* **The task**: Pull out every line below that holds the word "this".

++++ Records shown ++++

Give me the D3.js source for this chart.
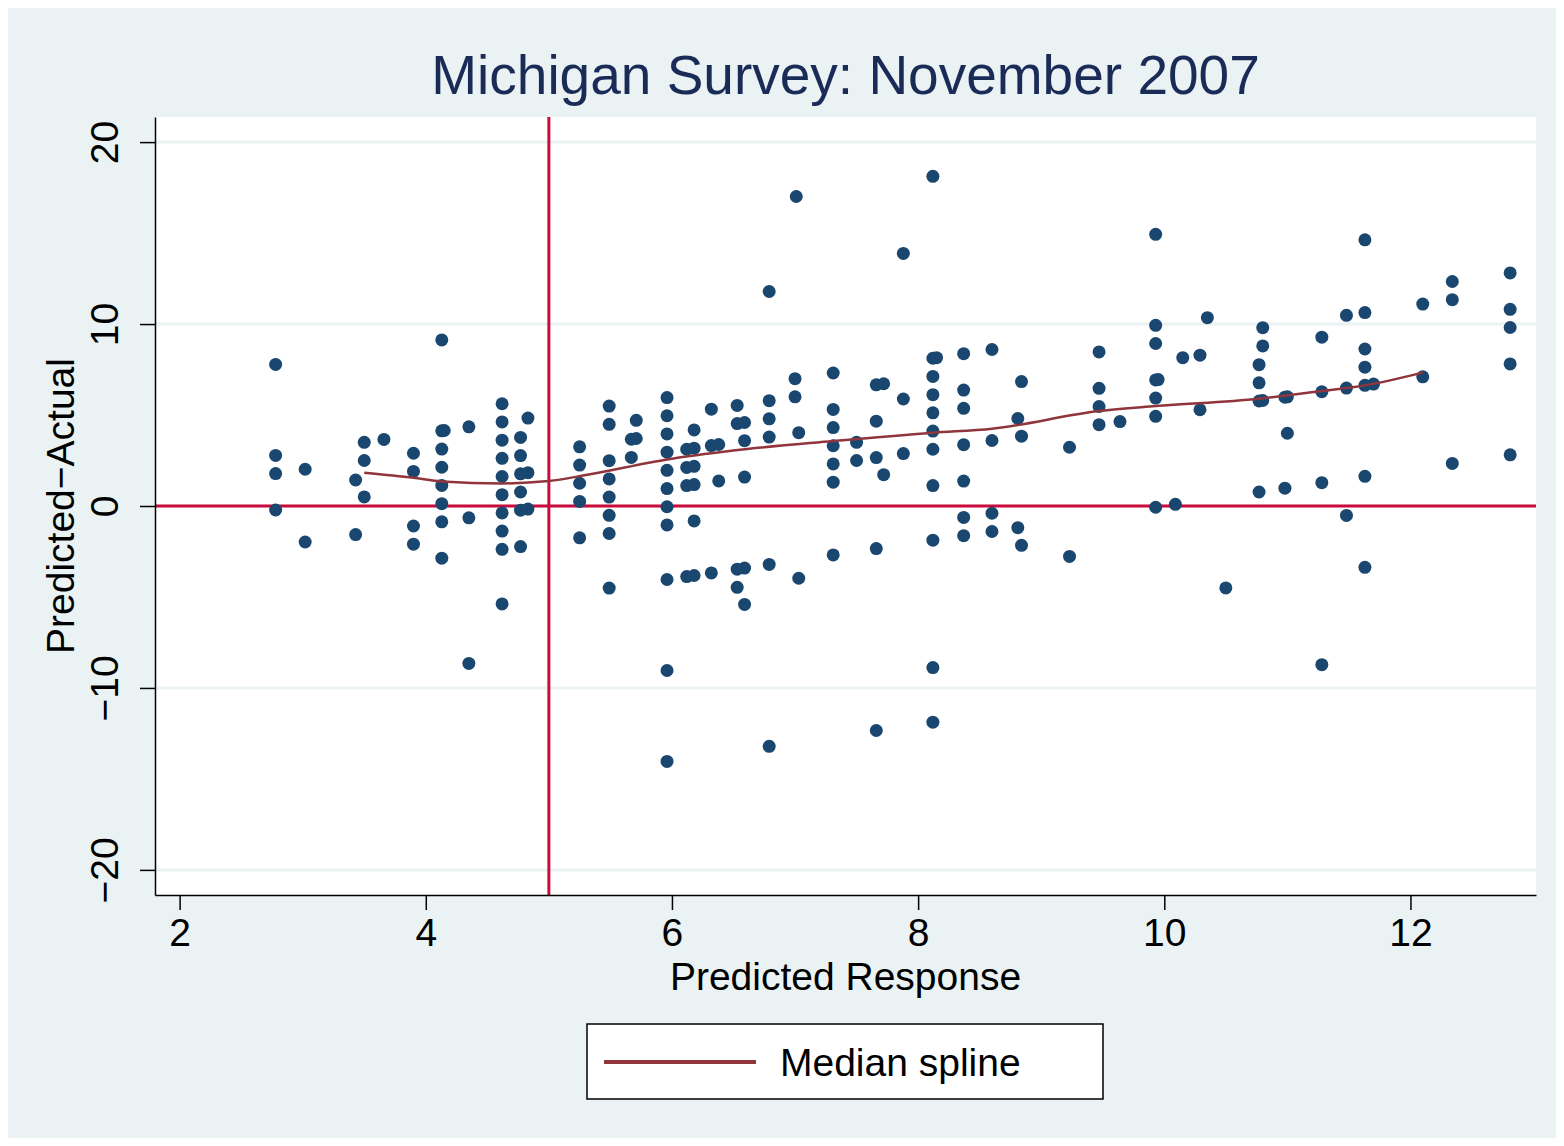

++++
++++ Records shown ++++

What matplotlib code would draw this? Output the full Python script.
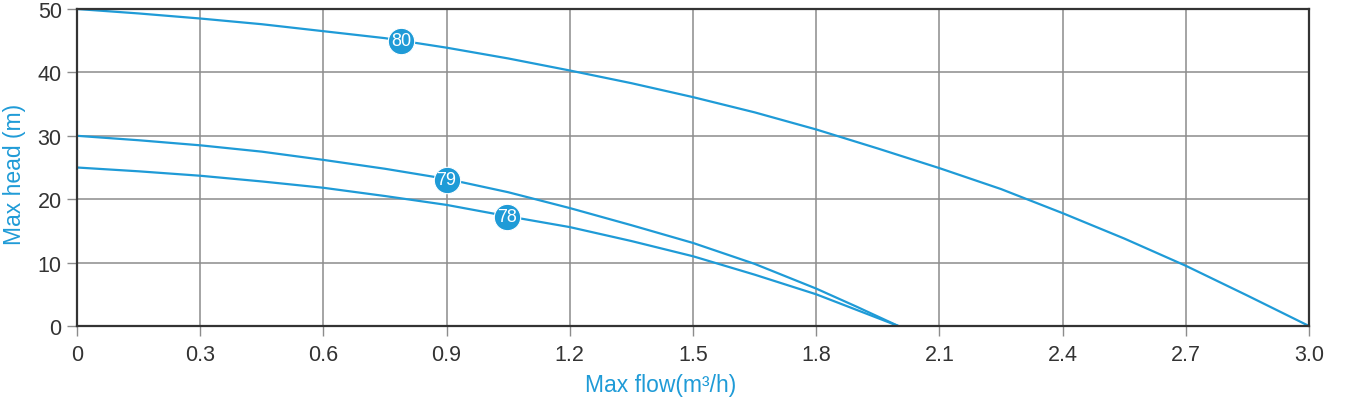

++++
++++ Records shown ++++

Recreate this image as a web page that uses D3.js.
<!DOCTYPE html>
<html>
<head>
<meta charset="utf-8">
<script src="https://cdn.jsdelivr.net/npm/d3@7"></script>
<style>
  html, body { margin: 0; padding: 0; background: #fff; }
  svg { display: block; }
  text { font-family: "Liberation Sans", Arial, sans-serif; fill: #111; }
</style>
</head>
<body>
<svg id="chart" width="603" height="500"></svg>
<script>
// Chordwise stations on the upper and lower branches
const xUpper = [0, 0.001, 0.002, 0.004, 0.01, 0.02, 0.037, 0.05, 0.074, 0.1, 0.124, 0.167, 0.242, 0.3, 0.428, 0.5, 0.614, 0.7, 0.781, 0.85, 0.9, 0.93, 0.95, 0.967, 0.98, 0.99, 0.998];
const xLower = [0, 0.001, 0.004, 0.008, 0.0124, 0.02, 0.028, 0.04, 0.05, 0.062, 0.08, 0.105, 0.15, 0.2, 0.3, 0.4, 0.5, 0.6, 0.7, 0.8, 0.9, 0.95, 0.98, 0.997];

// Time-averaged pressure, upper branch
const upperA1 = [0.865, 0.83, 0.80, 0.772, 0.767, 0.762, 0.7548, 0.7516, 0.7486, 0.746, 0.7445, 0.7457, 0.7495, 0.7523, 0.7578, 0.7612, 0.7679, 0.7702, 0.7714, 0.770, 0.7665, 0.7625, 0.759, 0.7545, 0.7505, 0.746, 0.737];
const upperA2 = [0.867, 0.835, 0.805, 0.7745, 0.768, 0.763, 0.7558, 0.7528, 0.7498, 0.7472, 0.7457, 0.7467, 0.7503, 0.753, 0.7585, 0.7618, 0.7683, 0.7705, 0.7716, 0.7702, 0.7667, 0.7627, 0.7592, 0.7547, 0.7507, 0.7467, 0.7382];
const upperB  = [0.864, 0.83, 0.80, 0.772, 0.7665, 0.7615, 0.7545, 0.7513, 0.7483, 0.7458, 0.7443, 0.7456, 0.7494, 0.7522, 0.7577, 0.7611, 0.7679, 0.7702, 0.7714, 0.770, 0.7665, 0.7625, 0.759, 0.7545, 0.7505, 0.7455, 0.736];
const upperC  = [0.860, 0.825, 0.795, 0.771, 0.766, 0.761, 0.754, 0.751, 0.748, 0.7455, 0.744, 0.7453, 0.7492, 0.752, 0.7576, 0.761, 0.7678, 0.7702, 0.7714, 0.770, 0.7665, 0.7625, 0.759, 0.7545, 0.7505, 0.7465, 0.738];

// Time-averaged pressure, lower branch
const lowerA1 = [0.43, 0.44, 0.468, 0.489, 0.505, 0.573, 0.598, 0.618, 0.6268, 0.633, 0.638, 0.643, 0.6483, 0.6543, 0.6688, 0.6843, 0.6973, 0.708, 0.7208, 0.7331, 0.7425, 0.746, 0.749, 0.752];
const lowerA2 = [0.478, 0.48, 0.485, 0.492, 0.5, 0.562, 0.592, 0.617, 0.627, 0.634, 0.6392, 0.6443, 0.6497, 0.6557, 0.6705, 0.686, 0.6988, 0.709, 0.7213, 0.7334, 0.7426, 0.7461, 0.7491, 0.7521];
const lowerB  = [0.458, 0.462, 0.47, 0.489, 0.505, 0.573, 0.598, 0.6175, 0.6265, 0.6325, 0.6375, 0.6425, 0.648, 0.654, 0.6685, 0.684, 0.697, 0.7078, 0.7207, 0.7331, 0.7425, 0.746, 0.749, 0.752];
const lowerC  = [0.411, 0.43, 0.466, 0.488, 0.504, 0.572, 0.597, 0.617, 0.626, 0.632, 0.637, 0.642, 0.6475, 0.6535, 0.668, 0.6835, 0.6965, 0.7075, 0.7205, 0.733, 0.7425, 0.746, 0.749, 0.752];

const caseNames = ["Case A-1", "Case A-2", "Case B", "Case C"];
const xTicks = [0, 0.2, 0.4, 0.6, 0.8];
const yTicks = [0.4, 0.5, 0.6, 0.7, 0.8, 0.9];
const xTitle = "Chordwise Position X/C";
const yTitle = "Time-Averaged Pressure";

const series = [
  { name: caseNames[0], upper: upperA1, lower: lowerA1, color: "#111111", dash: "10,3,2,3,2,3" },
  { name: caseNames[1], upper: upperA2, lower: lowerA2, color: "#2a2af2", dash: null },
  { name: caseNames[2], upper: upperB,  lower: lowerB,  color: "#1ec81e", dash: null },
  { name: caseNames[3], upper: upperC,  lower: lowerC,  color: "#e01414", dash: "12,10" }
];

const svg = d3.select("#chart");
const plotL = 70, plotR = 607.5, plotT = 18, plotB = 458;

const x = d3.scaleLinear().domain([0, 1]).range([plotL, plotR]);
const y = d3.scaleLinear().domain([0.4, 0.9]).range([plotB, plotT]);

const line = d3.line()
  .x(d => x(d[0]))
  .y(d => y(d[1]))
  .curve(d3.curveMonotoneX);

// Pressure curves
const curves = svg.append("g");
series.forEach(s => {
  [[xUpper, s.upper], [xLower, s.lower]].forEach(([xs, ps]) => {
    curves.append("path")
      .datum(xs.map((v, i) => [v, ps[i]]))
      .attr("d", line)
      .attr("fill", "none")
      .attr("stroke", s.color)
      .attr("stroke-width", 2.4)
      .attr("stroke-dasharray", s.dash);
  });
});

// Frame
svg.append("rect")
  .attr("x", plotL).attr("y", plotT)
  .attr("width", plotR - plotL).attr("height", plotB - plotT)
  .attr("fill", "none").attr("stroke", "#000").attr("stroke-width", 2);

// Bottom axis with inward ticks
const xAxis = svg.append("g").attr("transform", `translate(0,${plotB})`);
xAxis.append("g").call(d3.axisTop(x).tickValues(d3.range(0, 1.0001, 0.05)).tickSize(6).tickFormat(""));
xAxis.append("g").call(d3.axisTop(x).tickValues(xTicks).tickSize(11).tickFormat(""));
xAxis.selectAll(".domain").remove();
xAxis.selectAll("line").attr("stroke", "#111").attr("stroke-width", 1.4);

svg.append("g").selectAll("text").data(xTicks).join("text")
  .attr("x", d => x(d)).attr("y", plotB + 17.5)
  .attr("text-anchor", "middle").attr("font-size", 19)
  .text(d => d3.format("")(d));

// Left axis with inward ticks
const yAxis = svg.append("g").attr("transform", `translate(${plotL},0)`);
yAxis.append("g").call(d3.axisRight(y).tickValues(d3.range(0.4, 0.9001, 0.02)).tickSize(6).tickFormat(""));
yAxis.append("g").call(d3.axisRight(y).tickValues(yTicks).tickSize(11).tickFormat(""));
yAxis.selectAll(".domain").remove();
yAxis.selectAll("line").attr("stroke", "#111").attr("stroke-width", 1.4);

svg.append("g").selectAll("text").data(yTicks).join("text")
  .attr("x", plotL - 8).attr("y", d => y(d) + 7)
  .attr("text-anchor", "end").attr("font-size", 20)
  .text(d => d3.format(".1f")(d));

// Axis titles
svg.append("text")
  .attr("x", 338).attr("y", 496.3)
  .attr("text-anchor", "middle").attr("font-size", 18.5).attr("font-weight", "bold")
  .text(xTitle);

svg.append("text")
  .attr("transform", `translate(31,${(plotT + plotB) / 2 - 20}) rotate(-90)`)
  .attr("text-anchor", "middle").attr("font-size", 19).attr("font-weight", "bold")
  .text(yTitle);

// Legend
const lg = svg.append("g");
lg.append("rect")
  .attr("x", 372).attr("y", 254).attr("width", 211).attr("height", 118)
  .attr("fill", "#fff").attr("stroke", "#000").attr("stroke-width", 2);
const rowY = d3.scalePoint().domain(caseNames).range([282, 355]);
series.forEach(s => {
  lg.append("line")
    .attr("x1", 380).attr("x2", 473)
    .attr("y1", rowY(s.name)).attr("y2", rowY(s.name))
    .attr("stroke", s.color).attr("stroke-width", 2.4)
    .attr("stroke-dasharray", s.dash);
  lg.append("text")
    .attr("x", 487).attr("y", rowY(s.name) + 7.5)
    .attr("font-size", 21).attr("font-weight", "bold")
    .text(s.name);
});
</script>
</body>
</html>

++++

* **Answer to the exercise**:
Give me the D3.js source for this chart.
What matplotlib code would draw this? Output the full Python script.
Recreate this image as a web page that uses D3.js.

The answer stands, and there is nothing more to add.